Philadelphia Contemporary, a globally oriented visual and performance art nonprofit, is pleased to present its latest public art installation, Jane Irish: Antipodes, in partnership with The Fairmount Park Conservancy, Philadelphia Parks and Recreation, and the Friends of Lemon Hill. The exhibition is on view from April 13 – June 3.
For the exhibition, Irish has transformed the historic Lemon Hill Mansion in Philadelphia’s Fairmount Park – the first major art project in the more than 200-year history of the estate – filling it with a floor-to-ceiling installation of paintings and ceramics that provide an all-encompassing journey through the interconnectedness of history, from colonialism on the Indian subcontinent to anti-Vietnam War activism in Philadelphia.
“Jane’s incredibly ambitious formal approach to the exhibition is reflective of the complexity of the issues she’s tackling,” said Philadelphia Contemporary Artistic Director Nato Thompson. “Humane and exacting, this installation produces a historical cosmology that connects everything from Edgar Allen Poe to the anti-Vietnam war protests to the powerful legacy of colonialism.”
Playing off of the mansion’s layout, which features two oval rooms, one on each floor, Irish embraces the concept of hemispheric opposites, or antipodes, as a framework for dialectical imagery. In vibrant layers, Irish weaves together elements of war and peace, exploitation and colonialism, activism and repression, past and future into a critical examination of an American port city and everything that entails.
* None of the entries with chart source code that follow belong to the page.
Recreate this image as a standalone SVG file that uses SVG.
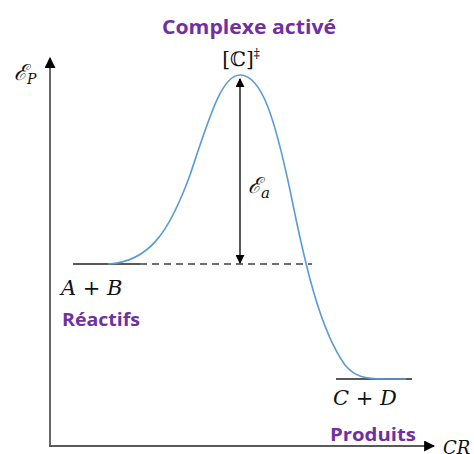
<svg xmlns="http://www.w3.org/2000/svg" width="474" height="454" viewBox="0 0 474 454">
<defs>
<marker id="ah" viewBox="0 0 10 10" refX="9" refY="5" markerWidth="9" markerHeight="9" markerUnits="userSpaceOnUse" orient="auto-start-reverse"><path d="M0,0 L10,5 L0,10 z" fill="#000"/></marker>
<marker id="ax" viewBox="0 0 10 10" refX="9" refY="5" markerWidth="11" markerHeight="11" markerUnits="userSpaceOnUse" orient="auto"><path d="M0,0 L10,5 L0,10 z" fill="#000"/></marker>
</defs>
<style>
.lab{font-family:"Open Sans","Liberation Sans",sans-serif;font-weight:bold;fill:#7030A0}
.math{font-family:"DejaVu Serif","Liberation Serif",serif;font-style:italic;fill:#111}
.lvl{stroke:#595959;stroke-width:2;fill:none}
</style>
<rect width="474" height="454" fill="#fff"/>
<g id="axes">
<line x1="50" y1="446" x2="50" y2="58" stroke="#595959" stroke-width="1.8" marker-end="url(#ax)"/>
<line x1="49" y1="446" x2="434" y2="446" stroke="#595959" stroke-width="1.8" marker-end="url(#ax)"/>
<text class="math" x="14" y="80" font-size="22">ℰ<tspan font-size="14" dy="4">P</tspan></text>
<text class="math" x="443" y="454" font-size="18">CR</text>
</g>
<g id="connectors">
<line class="lvl" x1="73" y1="264" x2="140" y2="264"/>
<line x1="140" y1="264" x2="312" y2="264" stroke="#404040" stroke-width="1.4" stroke-dasharray="7,5"/>
<line class="lvl" x1="336" y1="379" x2="412" y2="379"/>
<path d="M108,264 C150,262 170,230 190,175 C210,115 222,75 240,75 C262,75 275,120 290,190 C305,265 320,330 345,365 C355,377 365,379 385,379 L406,379" fill="none" stroke="#5B9BD5" stroke-width="1.6"/>
<line x1="240" y1="79" x2="240" y2="263" stroke="#111" stroke-width="1.4" marker-start="url(#ah)" marker-end="url(#ah)"/>
</g>
<g id="ts">
<text class="lab" x="249" y="34" font-size="20" text-anchor="middle" textLength="174" lengthAdjust="spacingAndGlyphs">Complexe activé</text>
<text x="241" y="66" font-size="20" text-anchor="middle" font-family="DejaVu Serif,serif" fill="#111">[ℂ]<tspan font-size="12" dy="-8">‡</tspan></text>
</g>
<g id="ea">
<text class="math" x="248" y="193" font-size="22">ℰ<tspan font-size="15" dy="5">a</tspan></text>
</g>
<g id="reactifs">
<text class="math" x="61" y="295" font-size="21">A + B</text>
<text class="lab" x="62" y="326" font-size="18" textLength="78" lengthAdjust="spacingAndGlyphs">Réactifs</text>
</g>
<g id="produits">
<text class="math" x="333" y="405" font-size="21">C + D</text>
<text class="lab" x="330" y="441" font-size="18" textLength="86" lengthAdjust="spacingAndGlyphs">Produits</text>
</g>
</svg>
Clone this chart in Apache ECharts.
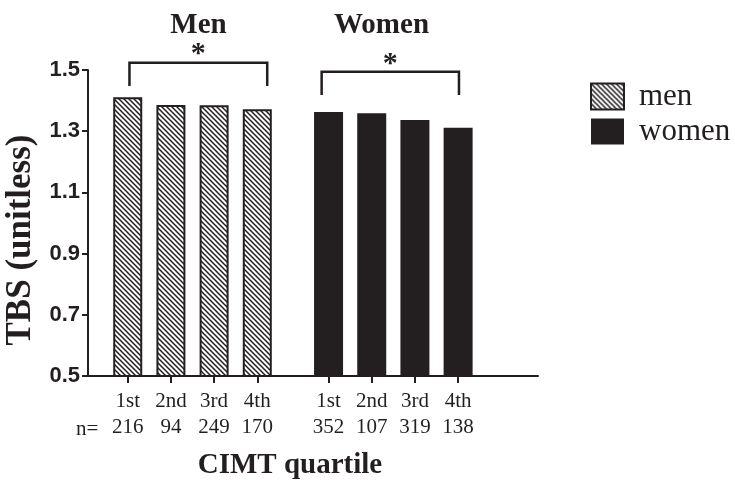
<!DOCTYPE html>
<html>
<head>
<meta charset="utf-8">
<script src="https://cdn.jsdelivr.net/npm/echarts@6/dist/echarts.min.js"></script>
<style>
  html, body { margin: 0; padding: 0; background: #ffffff; }
  #chart { width: 735px; height: 482px; }
</style>
</head>
<body>
<div id="chart"></div>
<script>
// CIMT quartiles and mean TBS per quartile, by sex
const quartiles = ['1st', '2nd', '3rd', '4th'];
const menTBS = [1.411, 1.386, 1.385, 1.372];
const womenTBS = [1.363, 1.359, 1.337, 1.311];
const menN = [216, 94, 249, 170];
const womenN = [352, 107, 319, 138];
const yTicks = [0.5, 0.7, 0.9, 1.1, 1.3, 1.5];
const groupNames = ['Men', 'Women'];
const seriesNames = ['men', 'women'];
const significance = ['*', '*'];

// layout along the x axis (in bar slots)
const groupStart = [1, 5.65];
const bracketSpan = [[0.04, 3.23], [-0.16, 3.02]];
const bracketLevel = [[1.524, 1.448], [1.494, 1.418]];

const INK = '#231f20';
const SERIF = '"Liberation Serif", "Times New Roman", serif';

function positions(g) { return quartiles.map((_, i) => groupStart[g] + i); }
const allPos = positions(0).concat(positions(1));
const labelByPos = {};
positions(0).forEach((p, i) => { labelByPos[p.toFixed(2)] = quartiles[i] + '\n' + menN[i]; });
positions(1).forEach((p, i) => { labelByPos[p.toFixed(2)] = quartiles[i] + '\n' + womenN[i]; });

// diagonal hatching for the men bars
function hatch() {
  const s = 5;
  const c = document.createElement('canvas');
  c.width = s; c.height = s;
  const ctx = c.getContext('2d');
  ctx.fillStyle = '#ffffff';
  ctx.fillRect(0, 0, s, s);
  ctx.strokeStyle = INK;
  ctx.lineWidth = 1.5;
  ctx.beginPath();
  ctx.moveTo(-1, -1); ctx.lineTo(s + 1, s + 1);
  ctx.moveTo(-1, s - 1); ctx.lineTo(1, s + 1);
  ctx.moveTo(s - 1, -1); ctx.lineTo(s + 1, 1);
  ctx.stroke();
  return { image: c, repeat: 'repeat' };
}

const bracketData = groupStart.map((s, g) => [
  s + bracketSpan[g][0], s + bracketSpan[g][1], bracketLevel[g][0], bracketLevel[g][1], g
]);

const chart = echarts.init(document.getElementById('chart'), null, { renderer: 'canvas' });
chart.setOption({
  animation: false,
  backgroundColor: '#ffffff',
  grid: { left: 88, right: 197, top: 70, bottom: 106, containLabel: false, outerBoundsMode: 'none' },
  legend: {
    data: seriesNames,
    orient: 'vertical',
    left: 585, top: 76,
    itemWidth: 33, itemHeight: 26, itemGap: 4,
    icon: 'rect',
    selectedMode: false,
    textStyle: { fontFamily: SERIF, fontSize: 31, color: INK, padding: [0, 0, 0, 10] }
  },
  xAxis: {
    type: 'value',
    min: 0.08, max: 10.5,
    splitLine: { show: false },
    axisLine: { show: true, onZero: false, lineStyle: { color: INK, width: 2 } },
    axisTick: { show: true, customValues: allPos, length: 7, lineStyle: { color: INK, width: 2 } },
    axisLabel: {
      customValues: allPos,
      formatter: v => labelByPos[Number(v).toFixed(2)] || '',
      fontFamily: SERIF, fontSize: 21, lineHeight: 26, color: INK, margin: 12
    },
    name: 'CIMT quartile',
    nameLocation: 'middle',
    nameGap: 75,
    nameTextStyle: { fontFamily: SERIF, fontWeight: 'bold', fontSize: 29, color: INK, padding: [0, 46, 0, 0] }
  },
  yAxis: {
    type: 'value',
    min: 0.5, max: 1.5,
    splitLine: { show: false },
    axisLine: { show: true, lineStyle: { color: INK, width: 2 } },
    axisTick: { show: true, customValues: yTicks, length: 6, lineStyle: { color: INK, width: 2 } },
    axisLabel: {
      customValues: yTicks,
      formatter: v => Number(v).toFixed(1),
      fontFamily: '"Liberation Sans", Arial, sans-serif', fontWeight: 'bold', fontSize: 22, color: INK, margin: 8
    },
    name: 'TBS (unitless)',
    nameLocation: 'middle',
    nameGap: 50,
    nameTextStyle: { fontFamily: SERIF, fontWeight: 'bold', fontSize: 35, color: INK, padding: [0, 34, 0, 0] }
  },
  graphic: [
    { type: 'text', x: 198.5, y: 26, style: { text: groupNames[0], fontFamily: SERIF, fontWeight: 'bold', fontSize: 29, fill: INK, align: 'center', verticalAlign: 'middle' } },
    { type: 'text', x: 381.5, y: 26, style: { text: groupNames[1], fontFamily: SERIF, fontWeight: 'bold', fontSize: 29, fill: INK, align: 'center', verticalAlign: 'middle' } },
    { type: 'text', x: 76, y: 429, style: { text: 'n=', fontFamily: SERIF, fontSize: 21, fill: INK, align: 'left', verticalAlign: 'middle' } }
  ],
  series: [
    {
      name: seriesNames[0],
      type: 'bar',
      barWidth: 29,
      barGap: '-100%',
      data: menTBS.map((v, i) => [groupStart[0] + i, v]),
      itemStyle: { color: hatch(), borderColor: INK, borderWidth: 2 }
    },
    {
      name: seriesNames[1],
      type: 'bar',
      barWidth: 29,
      barGap: '-100%',
      data: womenTBS.map((v, i) => [groupStart[1] + i, v]),
      itemStyle: { color: INK, borderColor: INK, borderWidth: 0 }
    },
    {
      type: 'custom',
      clip: false,
      silent: true,
      data: bracketData,
      renderItem: function (params, api) {
        const a = api.coord([api.value(0), api.value(3)]);
        const b = api.coord([api.value(0), api.value(2)]);
        const c = api.coord([api.value(1), api.value(2)]);
        const d = api.coord([api.value(1), api.value(3)]);
        return {
          type: 'group',
          children: [
            { type: 'polyline', shape: { points: [a, b, c, d] }, style: { stroke: INK, lineWidth: 2.5, fill: null } },
            { type: 'text', x: (b[0] + c[0]) / 2, y: b[1] + 7,
              style: { text: significance[api.value(4)], fontFamily: SERIF, fontWeight: 'bold', fontSize: 30, fill: INK, align: 'center', verticalAlign: 'bottom' } }
          ]
        };
      }
    }
  ]
});
</script>
</body>
</html>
The first floor’s oval room will completely covered in floor-to-ceiling paintings dedicated to the Indian Ocean, which sits directly opposite Philadelphia on the globe. Combining portraits of European explorers and martyred missionaries with Southeast Asian motifs, the paintings will create a layered history of the Indian Ocean as a space of trade and exchange between Southeast Asian nations, and eventually a site of exploitative colonial expeditions.
Above, in the second floor oval room, will be a tribute to Philadelphia antiwar activists, particularly Philadelphia-based members of the VVAW movement (Vietnam Veterans Against the War). Covering the walls in paintings and the ceiling with interlocking canvases, Irish will consider how 20th-Century Philadelphians resisted American involvement in the Vietnam War, positing activism as an oppositional force to the colonial histories she will explore on the first floor. Through these two floors, and across the installation, Irish reveals how pivotal years in our contemporary, local history are inextricably bound to histories from the opposite side of the globe.
About Jane Irish
Jane Irish received her MFA from Queens College, CUNY, and has exhibited in New York and Philadelphia since 1983. Irish has had a solo exhibition in the Morris Gallery, Pennsylvania Academy of the Fine Arts, and has been included in exhibits at the Walker Art Center, MN; Institute of Contemporary Art, PA; Delaware Center for Contemporary Art; Contemporary Arts Center, New Orleans; Contemporary Arts Center, Cincinnati; the Utah Museum of Fine Arts; Museum of Fine Arts, Houston; and the Baltimore Museum of Art. She has been the recipient of several prestigious grants, including a Pew Fellowship in the Arts, a Painters and Sculptors Grant from the Joan Mitchell Foundation, a Painting Fellowship from the Pennsylvania Council of the Arts, and a Painting Fellowship from the National Endowment for the Arts.
About Lemon Hill
Built in the neoclassical style, Lemon Hill originally served as a greenhouse for founding father Robert Morris. In 1800, a merchant named Henry Pratt purchased the property and renovated it to what it is now. He named the house for the lemon trees grown in the greenhouse. Originally grown in India and China, lemons arrived in America on the ships of Christopher Columbus, and the Spanish conquistadors.
Lemon Hill Mansion. Courtesy of The Fairmount Park Conservancy
About Philadelphia Contemporary
Founded in 2016, Philadelphia Contemporary is dedicated to bringing visual art, performance art, and spoken word to the city of Philadelphia. A nomadic contemporary art organization with ambitions to establish a free standing globally oriented and locally aware museum, Philadelphia Contemporary has pioneered a vibrant and sustainable model based on partnerships and collaborations. Having commenced pop-up programming in October 2016, Philadelphia Contemporary continues to develop an ambitious roster of projects that will be mounted in the coming years, while planning for a permanent home in a new building.